- _Stated goal_
From the very first line of the data to the line containing "const angleLabels = ['10', '8', '6', '4', '2'];", retype everything exactly, leaving the pictures behind.

- _Data segment_
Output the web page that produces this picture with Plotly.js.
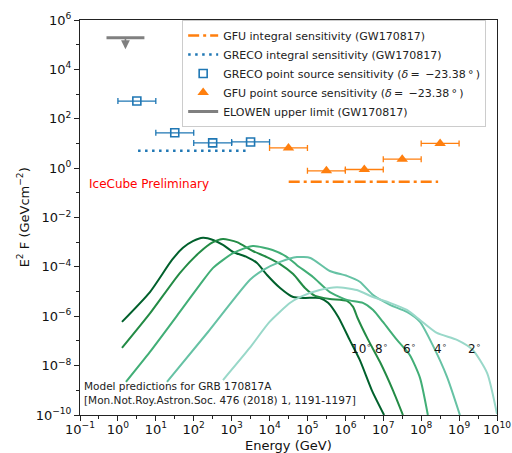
<!DOCTYPE html>
<html><head><meta charset="utf-8">
<script src="https://cdn.plot.ly/plotly-3.0.1.min.js"></script>
<style>html,body{margin:0;padding:0;background:#fff}#chart{width:512px;height:453px}</style>
</head><body><div id="chart"></div>
<script>
// ---------- data ----------
const angleLabels = ['10', '8', '6', '4', '2'];

const model10E = [1.28, 7.0, 26.7, 52, 95, 176, 324, 590, 1090, 2540, 4680, 8600, 1.9e4, 4.2e4, 8.6e4, 2.1e5, 3.5e5, 6.5e5, 1.3e6, 2.4e6, 5.0e6, 1.05e7];
const model10F = [5.9e-7, 9.5e-6, 1.9e-4, 5.9e-4, 1.1e-3, 1.5e-3, 1.23e-3, 7.8e-4, 4.0e-4, 2.5e-4, 1.44e-4, 4.7e-5, 1.4e-5, 6.0e-6, 5.5e-6, 5.5e-6, 3.5e-6, 9.3e-7, 1.1e-7, 1.7e-8, 1.0e-9, 1.0e-10];

const model8E = [1.28, 7.0, 43, 146, 324, 590, 1380, 3630, 8500, 1.9e4, 4.2e4, 8.6e4, 1.6e5, 3.9e5, 1.1e6, 1.6e6, 2.1e6, 4.0e6, 8.2e6, 1.8e7, 3.3e7];
const model8F = [5.2e-8, 1.3e-6, 5.6e-5, 4.0e-4, 1.0e-3, 1.35e-3, 1.0e-3, 4.4e-4, 2.5e-4, 1.3e-4, 5.1e-5, 1.4e-5, 6.7e-6, 5.0e-6, 4.2e-6, 2.4e-6, 8.5e-7, 1.1e-7, 1.4e-8, 1.0e-9, 1.0e-10];

const model6E = [1.63, 7.0, 43, 146, 324, 1090, 3630, 1.2e4, 2.9e4, 5.2e4, 1.4e5, 3.9e5, 1.1e6, 2.9e6, 5.4e6, 9.8e6, 2.3e7, 5.0e7, 9.3e7, 1.5e8];
const model6F = [2.2e-9, 3.6e-8, 1.5e-6, 1.9e-5, 9.1e-5, 3.6e-4, 7.0e-4, 4.8e-4, 2.5e-4, 1.2e-4, 3.9e-5, 9.5e-6, 4.6e-6, 3.5e-6, 1.8e-6, 5.9e-7, 1.1e-7, 2.7e-8, 3.2e-9, 1.0e-10];

const model4E = [19.7, 238, 3050, 6700, 1.9e4, 5.3e4, 1.2e5, 3.9e5, 1.1e6, 2.4e6, 5.4e6, 1.5e7, 4.2e7, 9.3e7, 2.0e8, 4.8e8, 1.05e9];
const model4F = [2.2e-9, 2.3e-7, 3.0e-5, 7.4e-5, 1.6e-4, 2.5e-4, 2.3e-4, 6.8e-5, 4.3e-5, 2.5e-5, 7.2e-6, 2.9e-6, 1.5e-6, 5.9e-7, 6.9e-8, 3.5e-9, 1.0e-10];

const model2E = [592, 3000, 1.0e4, 3.5e4, 6.3e4, 2.1e5, 6.0e5, 2.0e6, 5.4e6, 1.5e7, 4.2e7, 9.3e7, 2.6e8, 8.8e8, 2.3e9, 5.5e9, 1.0e10];
const model2F = [2.6e-9, 5.2e-8, 5.9e-7, 3.5e-6, 6.0e-6, 1.15e-5, 1.5e-5, 1.15e-5, 6.0e-6, 3.5e-6, 1.8e-6, 7.1e-7, 2.1e-7, 1.1e-7, 4.3e-8, 5.0e-9, 1.1e-10];

const grecoPointE  = [3.16, 31.6, 316, 3160];
const grecoPointLo = [1, 10, 100, 1000];
const grecoPointHi = [10, 100, 1000, 10000];
const grecoPointF  = [520, 27, 10.5, 11.5];

const gfuPointE  = [3.16e4, 3.16e5, 3.16e6, 3.16e7, 3.16e8];
const gfuPointLo = [1e4, 1e5, 1e6, 1e7, 1e8];
const gfuPointHi = [1e5, 1e6, 1e7, 1e8, 1e9];
const gfuPointF  = [6.6, 0.78, 0.88, 2.3, 10.0];

const gfuIntegralE = [3.2e4, 2.8e8];
const gfuIntegralF = [0.28, 0.28];

const grecoIntegralE = [3.4, 2500];
const grecoIntegralF = [5.0, 5.0];

const elowenE = [0.5, 5];
const elowenF = [1.9e5, 1.9e5];

const xDecades = [-1, 0, 1, 2, 3, 4, 5, 6, 7, 8, 9, 10];
const yDecades = [6, 5, 4, 3, 2, 1, 0, -1, -2, -3, -4, -5, -6, -7, -8, -9, -10];

// ---------- styling ----------
const FONT = 'DejaVu Sans, Verdana, sans-serif';
const greens = ['#00602c', '#238b45', '#41ae76', '#66c2a4', '#99d8c9'];
const labelPos = [[2.6e6, 5.2e-8], [9.0e6, 5.2e-8], [5.0e7, 5.2e-8], [3.2e8, 5.2e-8], [2.6e9, 5.2e-8]];
const blue = '#1f77b4', orange = '#ff7f0e', gray = '#808080';
const deltaText = '(<i>\u03b4</i>\u2009=\u2002\u221223.38\u2009\u00b0\u2009)';

function pow10Label(d) { return '10<sup>' + (d < 0 ? '\u2212' + (-d) : d) + '</sup>'; }

const models = [[model10E, model10F], [model8E, model8F], [model6E, model6F], [model4E, model4F], [model2E, model2F]];

const traces = [];
models.forEach((m, i) => {
  traces.push({x: m[0], y: m[1], type: 'scatter', mode: 'lines', showlegend: false,
    line: {color: greens[i], width: 2, shape: 'spline', smoothing: 0.6}, hoverinfo: 'skip'});
});

traces.push({x: gfuIntegralE, y: gfuIntegralF, type: 'scatter', mode: 'lines',
  name: 'GFU integral sensitivity (GW170817)',
  line: {color: orange, width: 2.5, dash: '11px,4px,3px,4px'}});
traces.push({x: grecoIntegralE, y: grecoIntegralF, type: 'scatter', mode: 'lines',
  name: 'GRECO integral sensitivity (GW170817)',
  line: {color: blue, width: 2.5, dash: '2.5px,4.5px'}});
traces.push({x: grecoPointE, y: grecoPointF, type: 'scatter', mode: 'markers',
  name: 'GRECO point source sensitivity ' + deltaText,
  marker: {symbol: 'square-open', size: 8, color: blue, line: {width: 1.6, color: blue}},
  error_x: {type: 'data', symmetric: false,
    array: grecoPointE.map((v, i) => grecoPointHi[i] - v),
    arrayminus: grecoPointE.map((v, i) => v - grecoPointLo[i]),
    color: blue, thickness: 1.3, width: 3}});
traces.push({x: gfuPointE, y: gfuPointF, type: 'scatter', mode: 'markers',
  name: 'GFU point source sensitivity ' + deltaText,
  marker: {symbol: 'triangle-up', size: 10, color: orange},
  error_x: {type: 'data', symmetric: false,
    array: gfuPointE.map((v, i) => gfuPointHi[i] - v),
    arrayminus: gfuPointE.map((v, i) => v - gfuPointLo[i]),
    color: orange, thickness: 1.3, width: 3}});
traces.push({x: elowenE, y: elowenF, type: 'scatter', mode: 'lines',
  name: 'ELOWEN upper limit (GW170817)',
  line: {color: gray, width: 3}});

const elowenMid = Math.sqrt(elowenE[0] * elowenE[1]);

const annotations = [
  {xref: 'paper', yref: 'paper', x: 0.017, y: 0.585, xanchor: 'left', yanchor: 'middle',
   text: 'IceCube Preliminary', showarrow: false, font: {family: FONT, size: 12, color: '#ff0000'}},
  {xref: 'paper', yref: 'paper', x: 0.005, y: 0.056, xanchor: 'left', yanchor: 'middle', align: 'left',
   text: 'Model predictions for GRB 170817A<br>[Mon.Not.Roy.Astron.Soc. 476 (2018) 1, 1191-1197]',
   showarrow: false, font: {family: FONT, size: 10.5, color: '#222'}},
  {xref: 'x', yref: 'y', x: Math.log10(elowenMid), y: Math.log10(elowenF[0]) - 0.46,
   ax: 0, ay: -12, axref: 'pixel', ayref: 'pixel', text: '', showarrow: true,
   arrowhead: 2, arrowsize: 1.1, arrowwidth: 1.6, arrowcolor: gray, standoff: 0},
  {xref: 'paper', yref: 'paper', x: 0.5, y: -0.076, xanchor: 'center', yanchor: 'middle',
   text: 'Energy (GeV)', showarrow: false, font: {family: FONT, size: 13, color: '#111'}},
  {xref: 'paper', yref: 'paper', x: -0.137, y: 0.5, xanchor: 'center', yanchor: 'middle', textangle: -90,
   text: 'E<sup>2</sup> F (GeVcm<sup>\u22122</sup>)', showarrow: false, font: {family: FONT, size: 13, color: '#111'}}
];
angleLabels.forEach((t, i) => {
  annotations.push({xref: 'x', yref: 'y', x: Math.log10(labelPos[i][0]), y: Math.log10(labelPos[i][1]),
    text: t + '<sup>\u2218</sup>', showarrow: false, font: {family: FONT, size: 12, color: '#111'}});
});

const axisCommon = {type: 'log', showgrid: false, zeroline: false, showline: true, mirror: true,
  linecolor: '#222', linewidth: 1, ticks: 'outside', ticklen: 5, tickwidth: 1, tickcolor: '#222',
  tickfont: {family: FONT, size: 13, color: '#111'}};

const layout = {
  width: 512, height: 453,
  margin: {l: 80, r: 15, t: 20, b: 38},
  paper_bgcolor: '#fff', plot_bgcolor: '#fff',
  font: {family: FONT, color: '#111'},
  xaxis: Object.assign({}, axisCommon, {
    range: [-1, 10],
    tickvals: xDecades.map(d => Math.pow(10, d)),
    ticktext: xDecades.map(pow10Label),
    ticklabelstandoff: -3,
    minor: {tickvals: xDecades.slice(0, -1).map(d => Math.pow(10, d + 0.5)), ticks: 'outside', ticklen: 3, tickcolor: '#222', showgrid: false}
  }),
  yaxis: Object.assign({}, axisCommon, {
    range: [-10, 6],
    tickvals: yDecades.filter(d => d % 2 === 0).map(d => Math.pow(10, d)),
    ticktext: yDecades.filter(d => d % 2 === 0).map(pow10Label),
    minor: {tickvals: yDecades.filter(d => d % 2 !== 0).map(d => Math.pow(10, d)), ticks: 'outside', ticklen: 3, tickcolor: '#222', showgrid: false}
  }),
  legend: {x: 0.245, y: 1.0, xanchor: 'left', yanchor: 'top',
    bgcolor: 'rgba(255,255,255,0.85)', bordercolor: '#cccccc', borderwidth: 1,
    font: {family: FONT, size: 11, color: '#222'}, tracegroupgap: 0},
  annotations: annotations
};

Plotly.newPlot('chart', traces, layout, {staticPlot: true, displayModeBar: false});
</script>
</body></html>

- _Worked solution_
Output the web page that produces this picture with Plotly.js.
<!DOCTYPE html>
<html><head><meta charset="utf-8">
<script src="https://cdn.plot.ly/plotly-3.0.1.min.js"></script>
<style>html,body{margin:0;padding:0;background:#fff}#chart{width:512px;height:453px}</style>
</head><body><div id="chart"></div>
<script>
// ---------- data ----------
const angleLabels = ['10', '8', '6', '4', '2'];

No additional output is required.